• _What you are asked to do_
Include the line containing "from matplotlib.patches import Polygon, Patch" and all lines before it, repeated exactly from the listing below, without pictures.

• _Data section_
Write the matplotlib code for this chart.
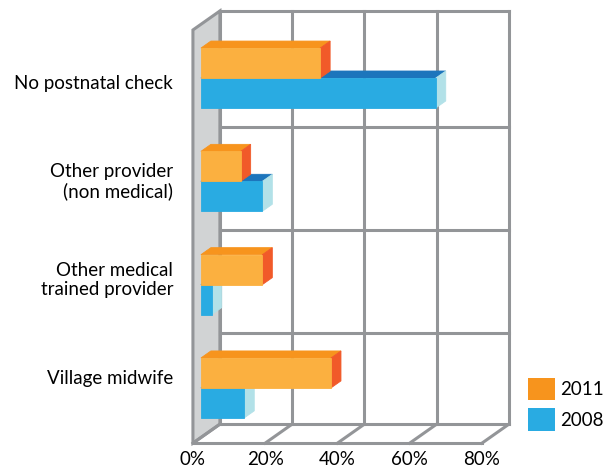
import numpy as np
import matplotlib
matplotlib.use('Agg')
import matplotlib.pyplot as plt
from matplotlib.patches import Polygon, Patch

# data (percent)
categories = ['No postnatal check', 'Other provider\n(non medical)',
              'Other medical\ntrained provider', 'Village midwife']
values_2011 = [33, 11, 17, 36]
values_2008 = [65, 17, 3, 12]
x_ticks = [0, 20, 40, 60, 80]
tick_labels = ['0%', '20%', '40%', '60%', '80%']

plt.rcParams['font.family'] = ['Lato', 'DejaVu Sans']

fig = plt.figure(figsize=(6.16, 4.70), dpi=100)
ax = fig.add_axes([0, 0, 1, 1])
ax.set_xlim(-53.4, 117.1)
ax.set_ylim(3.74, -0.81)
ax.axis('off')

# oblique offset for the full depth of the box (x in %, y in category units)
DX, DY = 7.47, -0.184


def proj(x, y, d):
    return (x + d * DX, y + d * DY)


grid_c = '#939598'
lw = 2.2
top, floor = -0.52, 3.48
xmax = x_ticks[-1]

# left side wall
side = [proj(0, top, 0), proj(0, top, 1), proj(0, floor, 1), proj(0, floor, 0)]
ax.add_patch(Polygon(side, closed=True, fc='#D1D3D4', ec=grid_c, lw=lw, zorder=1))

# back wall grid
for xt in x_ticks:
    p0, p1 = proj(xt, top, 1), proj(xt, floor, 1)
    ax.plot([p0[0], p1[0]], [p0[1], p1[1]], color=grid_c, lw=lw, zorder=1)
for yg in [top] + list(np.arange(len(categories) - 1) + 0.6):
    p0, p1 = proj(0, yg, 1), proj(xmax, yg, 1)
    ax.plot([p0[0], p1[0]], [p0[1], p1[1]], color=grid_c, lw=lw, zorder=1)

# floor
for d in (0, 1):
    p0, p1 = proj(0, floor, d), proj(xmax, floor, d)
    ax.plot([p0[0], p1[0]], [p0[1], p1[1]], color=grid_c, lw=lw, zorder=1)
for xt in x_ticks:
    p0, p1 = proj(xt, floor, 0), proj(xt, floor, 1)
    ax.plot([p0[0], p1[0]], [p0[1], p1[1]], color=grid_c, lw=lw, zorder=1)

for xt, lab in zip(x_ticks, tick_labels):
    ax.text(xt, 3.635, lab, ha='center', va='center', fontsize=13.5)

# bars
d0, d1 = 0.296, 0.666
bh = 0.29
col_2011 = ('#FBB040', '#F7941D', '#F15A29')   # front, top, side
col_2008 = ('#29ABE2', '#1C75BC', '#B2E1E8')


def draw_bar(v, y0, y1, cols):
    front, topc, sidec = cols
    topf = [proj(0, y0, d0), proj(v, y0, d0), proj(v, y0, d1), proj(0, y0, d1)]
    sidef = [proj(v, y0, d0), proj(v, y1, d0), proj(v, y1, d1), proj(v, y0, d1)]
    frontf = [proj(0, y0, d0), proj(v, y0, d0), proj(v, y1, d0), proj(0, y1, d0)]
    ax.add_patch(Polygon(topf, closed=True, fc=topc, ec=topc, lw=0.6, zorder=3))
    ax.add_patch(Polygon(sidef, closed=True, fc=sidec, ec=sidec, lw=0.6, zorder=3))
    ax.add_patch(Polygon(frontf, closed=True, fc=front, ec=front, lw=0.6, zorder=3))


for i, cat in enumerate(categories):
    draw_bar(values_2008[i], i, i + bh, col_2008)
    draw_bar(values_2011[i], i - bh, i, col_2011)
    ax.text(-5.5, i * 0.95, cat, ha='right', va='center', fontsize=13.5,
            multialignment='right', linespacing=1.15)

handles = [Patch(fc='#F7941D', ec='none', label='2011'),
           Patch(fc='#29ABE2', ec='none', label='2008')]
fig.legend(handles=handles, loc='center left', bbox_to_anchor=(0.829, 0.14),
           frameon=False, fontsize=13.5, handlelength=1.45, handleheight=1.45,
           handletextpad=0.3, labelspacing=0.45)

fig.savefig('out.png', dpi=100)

• _The output_
Write the matplotlib code for this chart.
import numpy as np
import matplotlib
matplotlib.use('Agg')
import matplotlib.pyplot as plt
from matplotlib.patches import Polygon, Patch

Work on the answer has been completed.